What is the main difficulty in adapting such refined and remarkable works for operatic purposes?
It’s exactly what I said before. To precise it: both Gombrowicz and Mrożek tell us about the world in which we live in, about human nature and history. However, this is not a simple, unambiguous message. That is why no synopsis can give us an idea of what is contained in there. The works of Gombrowicz and Mrożek are in some way palimpsestic, referring to different conventions, but have their own language and a characteristic way of speaking about reality, that’s the feature reserved only for the most brilliant authors. So the real difficulty is the right choice that on the one hand exposes something, but on the other hand deprives the original text of something. It is important for me to try to find my own way, my own language and my form, which, as if in surrealism, is as parallel as possible: i.e. identical and autonomous at the same time to the idea around which the author builds the whole text. I’m not interested in simple clues in the interpretation of the text.
What is the strength, atemporality and universality of Sławomir Mrożek’s work, that makes it an attractive base for artistic activities?
I think this is a question for the literature researchers. I can only say what inspired me, especially in the musical sense. And in my opinion, it is the excellent dramaturgic concept of the work, the legibility of the characters and the situations, the social contexts contained in the drama and, in my opinion, the astonishing topicality of the work. Mostly, I have in mind the character of Edek, through whom Mrożek shows the consequences of the resignation from dialogue (also the social one), the terrifying victory of the intellectual emptiness, the resignation of the values which lead, directly speaking, to “savagery” of man. The question of what world we want to live in, what values are and what do they mean to us is always up to date. It is also a question about what freedom means for us and where its boundaries go, and for that questions Mrożek does not give a clear answer.
It is said that poetry is “something” that escapes in translation. According to you, does “Tango”, in spite of its musical connotation in the title, which at the same time is a synonym of dance that was called for many decades as promiscuous, have a certain rhythm or chant, naturally placing verses into the stave of score?
Yes and no. Tango in the title is not included in the obvious way.
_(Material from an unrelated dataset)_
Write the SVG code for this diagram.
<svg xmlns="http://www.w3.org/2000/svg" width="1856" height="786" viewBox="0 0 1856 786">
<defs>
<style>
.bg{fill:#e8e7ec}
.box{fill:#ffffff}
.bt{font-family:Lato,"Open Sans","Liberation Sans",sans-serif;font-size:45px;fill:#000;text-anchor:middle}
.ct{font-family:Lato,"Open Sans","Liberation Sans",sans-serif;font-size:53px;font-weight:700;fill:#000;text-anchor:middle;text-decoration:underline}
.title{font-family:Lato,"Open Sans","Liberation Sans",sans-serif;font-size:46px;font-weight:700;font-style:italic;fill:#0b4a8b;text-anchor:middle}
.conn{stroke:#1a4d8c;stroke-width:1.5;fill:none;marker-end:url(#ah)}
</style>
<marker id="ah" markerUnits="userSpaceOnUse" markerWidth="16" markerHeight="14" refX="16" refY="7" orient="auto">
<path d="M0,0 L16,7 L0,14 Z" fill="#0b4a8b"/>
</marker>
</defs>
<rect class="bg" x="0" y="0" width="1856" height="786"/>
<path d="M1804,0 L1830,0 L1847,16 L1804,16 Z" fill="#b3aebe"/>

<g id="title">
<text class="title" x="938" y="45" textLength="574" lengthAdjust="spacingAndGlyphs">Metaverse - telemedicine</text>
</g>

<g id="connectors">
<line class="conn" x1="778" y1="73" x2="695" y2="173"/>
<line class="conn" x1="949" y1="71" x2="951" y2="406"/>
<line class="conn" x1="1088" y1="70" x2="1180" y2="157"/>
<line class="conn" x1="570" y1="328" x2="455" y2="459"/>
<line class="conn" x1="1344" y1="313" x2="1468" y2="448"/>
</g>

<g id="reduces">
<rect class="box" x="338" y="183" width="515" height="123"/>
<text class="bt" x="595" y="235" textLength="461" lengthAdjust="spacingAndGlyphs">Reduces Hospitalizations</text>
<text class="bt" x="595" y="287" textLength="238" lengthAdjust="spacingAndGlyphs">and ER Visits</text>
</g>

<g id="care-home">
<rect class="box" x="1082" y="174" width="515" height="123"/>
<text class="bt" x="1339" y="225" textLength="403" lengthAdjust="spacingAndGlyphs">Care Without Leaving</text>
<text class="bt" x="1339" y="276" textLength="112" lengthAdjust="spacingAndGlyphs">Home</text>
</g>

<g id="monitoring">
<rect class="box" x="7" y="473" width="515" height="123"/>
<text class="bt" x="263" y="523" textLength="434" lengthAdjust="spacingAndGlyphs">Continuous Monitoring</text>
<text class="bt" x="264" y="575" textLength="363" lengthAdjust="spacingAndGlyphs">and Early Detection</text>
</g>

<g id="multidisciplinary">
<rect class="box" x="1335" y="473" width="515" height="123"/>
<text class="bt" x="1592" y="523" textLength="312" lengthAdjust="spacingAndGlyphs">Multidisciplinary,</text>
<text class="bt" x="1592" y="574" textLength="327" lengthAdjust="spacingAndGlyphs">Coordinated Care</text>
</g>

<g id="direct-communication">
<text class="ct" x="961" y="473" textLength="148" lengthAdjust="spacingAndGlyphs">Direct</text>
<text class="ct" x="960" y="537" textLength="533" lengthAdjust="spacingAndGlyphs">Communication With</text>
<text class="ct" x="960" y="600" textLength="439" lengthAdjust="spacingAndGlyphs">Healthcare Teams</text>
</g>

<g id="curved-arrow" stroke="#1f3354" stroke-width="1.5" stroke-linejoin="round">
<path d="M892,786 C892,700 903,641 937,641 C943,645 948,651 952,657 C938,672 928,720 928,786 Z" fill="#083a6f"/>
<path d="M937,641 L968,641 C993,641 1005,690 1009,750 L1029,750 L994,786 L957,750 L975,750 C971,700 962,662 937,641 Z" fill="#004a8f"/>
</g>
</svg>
Looking back from my composer’s perspective, the key thing was the proper “playing” of the famous tango.. As in the “Operetta’s case I could not simply follow Gombrowicz’s directions, which suggested simple, old Viennese-style
melodies, so as in Mrożek’s case the final “La cumparsita” was from the beginning only a creative pretext for me, downright provocative to find my own key to what it is and what is the meaning of tango in Mrożek’s “Tango”. And how much, in the musical sense, of the tango is included in “Tango”? That’s the question I have already answered by composing music, and I leave it to your interpretation.
An elaborated drum section with almost a solo part of a vibraphone, celesta, a virtuoso treated accordion … You use quite non-clichéd, as for an opera, plethora of instruments.
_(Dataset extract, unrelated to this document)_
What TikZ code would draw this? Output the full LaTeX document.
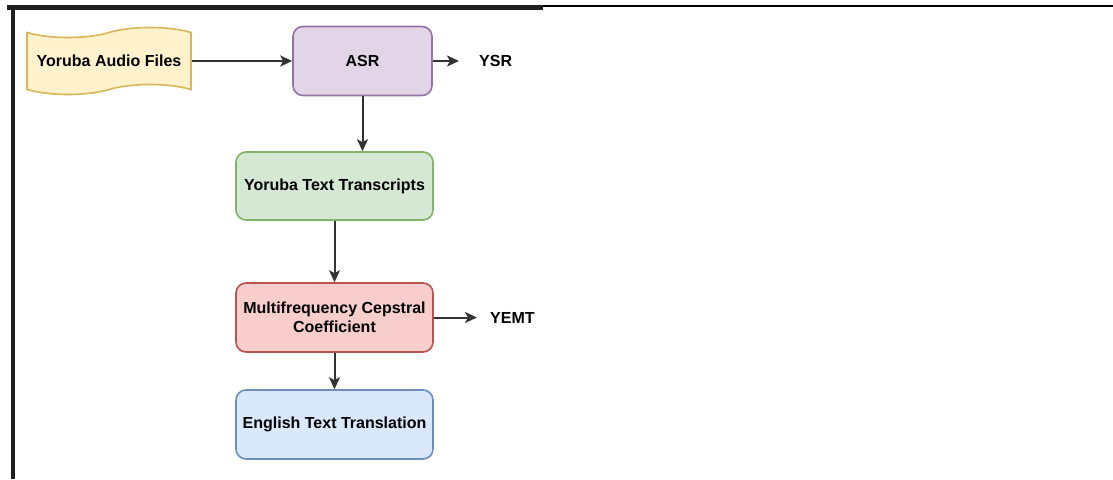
\documentclass[tikz,border=0pt]{standalone}
\usepackage{fontspec}
\setmainfont{Liberation Sans}
\usetikzlibrary{shapes.symbols, arrows.meta, positioning}
\definecolor{SandFill}{HTML}{FFF2CC}
\definecolor{SandLine}{HTML}{D6B656}
\definecolor{LilacFill}{HTML}{E1D5E7}
\definecolor{LilacLine}{HTML}{9673A6}
\definecolor{SageFill}{HTML}{D5E8D4}
\definecolor{SageLine}{HTML}{82B366}
\definecolor{RoseFill}{HTML}{F8CECC}
\definecolor{RoseLine}{HTML}{B85450}
\definecolor{SkyFill}{HTML}{DAE8FC}
\definecolor{SkyLine}{HTML}{6C8EBF}
\definecolor{ArrowGray}{HTML}{333333}
\newcommand{\boxfont}{\bfseries\fontsize{16}{18.5}\selectfont}
\tikzset{
    stagebox/.style={rectangle, rounded corners=10pt, line width=1.6pt,
                     minimum width=197pt, minimum height=69pt,
                     font=\boxfont, align=center, inner sep=4pt},
    flow/.style={-{Stealth[length=12pt, width=11pt, inset=3pt]},
                 line width=2pt, draw=ArrowGray},
    outlabel/.style={font=\boxfont, inner sep=0pt, anchor=west}
}

\begin{document}
\begin{tikzpicture}[x=1pt, y=-1pt]
    \useasboundingbox (0,0) rectangle (1113,479);

    % Scan border
    \fill[black!88] (7,5) rectangle (543,9.5);
    \fill[black] (543,5) rectangle (1113,7);
    \fill[black!88] (11,5) rectangle (15,479);

    % Input
    \node[tape, draw=SandLine, fill=SandFill, line width=1.6pt,
          minimum width=164pt, minimum height=67pt, tape bend height=10pt,
          font=\boxfont] (audio) at (109,61) {Yoruba Audio Files};

    % Pipeline stages
    \node[stagebox, draw=LilacLine, fill=LilacFill,
          minimum width=139pt] (asr) at (362.5,61) {ASR};
    \node[stagebox, draw=SageLine, fill=SageFill,
          minimum height=68pt] (trans) at (334.5,186) {Yoruba Text Transcripts};
    \node[stagebox, draw=RoseLine, fill=RoseFill] (mfcc) at (334.5,317.5)
          {Multifrequency Cepstral\\Coefficient};
    \node[stagebox, draw=SkyLine, fill=SkyFill] (english) at (334.5,424.5)
          {English Text Translation};

    % Outputs
    \node[outlabel] (ysr) at (479,61) {YSR};
    \node[outlabel] (yemt) at (490,317.5) {YEMT};

    % Connectors
    \draw[flow] (audio.east) -- (asr.west);
    \draw[flow, shorten >=20pt] (asr.east) -- (ysr.west);
    \draw[flow] (asr.south) -- (asr.south |- trans.north);
    \draw[flow] (trans) -- (mfcc);
    \draw[flow, shorten >=13pt] (mfcc.east) -- (yemt.west);
    \draw[flow] (mfcc) -- (english);
\end{tikzpicture}
\end{document}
There is no such thing as clichéd or non-clichéd range of instruments. Can we say that someone who – let’s say – take on the genre of string quartet, present for more than three centuries in the history of music, is an academician? What matters is the work, and each element of it should be an inherent part of the whole, impossible to remove without some “lost” of the leading idea of the work.
Can we talk about stylistic inspirations in other composers’ music when creating an opera like this one?
You can always talk about musical inspirations. But inspiration is one thing, and imitation is another thing, and that cannot be tolerated in real art. But you cannot forget that the work is not made in the desert, and whether we like it or not, it almost always fits into a tradition, especially when we talk about opera.
Interview: Piotr Iwicki
FROM THE DIRECTOR
LIBRETTO FOUND UNDER THE LANTERN
„Tango” by Sławomir Mrożek is a sad comedy about young man who has lost any faith and has begun searching for the meaning of life. It is worth noting the similarity of this work to “Hamlet”: in both cases the characters struggle with comparable issues: mother’s betrayal, rebel against hypocrisy of family life, the pursuit of power and the painful consequences when it comes to reality check for characters who are sensitive to the lack of justice. These are striking similarities. Power as a topic is tragic and comic at the same time, power, which is surprisingly the true motive and cause, is a spring that changes everything. It is no wonder then, that “Tango”, as one of the plays based on a strong archetypal structure, is still present at the world stages. The potential of this text is enormous, and its musicality is inspirational. I think the idea of creating a Polish opera on the basis of “Tango” deserves recognition. Here we have a clever, contrary literary work and thoughts contained in words, which even prompts sounds, they ask to hear them. Sounds organically related to the Polish language, with the melody contained in the text. Michał Dobrzański heard it. We all – along with the other co-creators of this event – tried to read the intentions of the two authors as thoroughly as possible, and we surprisingly found in the music another fun, original and faithful to Mrożek’s message harmony. I knew Sławomir Mrożek personally, I was the director of the Cracow premiere of “Love in the Crimea”. Usually, he was very restrained in expressing his opinions and emotions, so he probably would not be enthusiastic about the idea of making the opera basing on his “Tango”. I hope that after watching and hearing our performance he would not feel betrayed and he would articulate an equivalent of the sentence “Maybe so”, “So be it”, “Fair enough” or “Let it be”.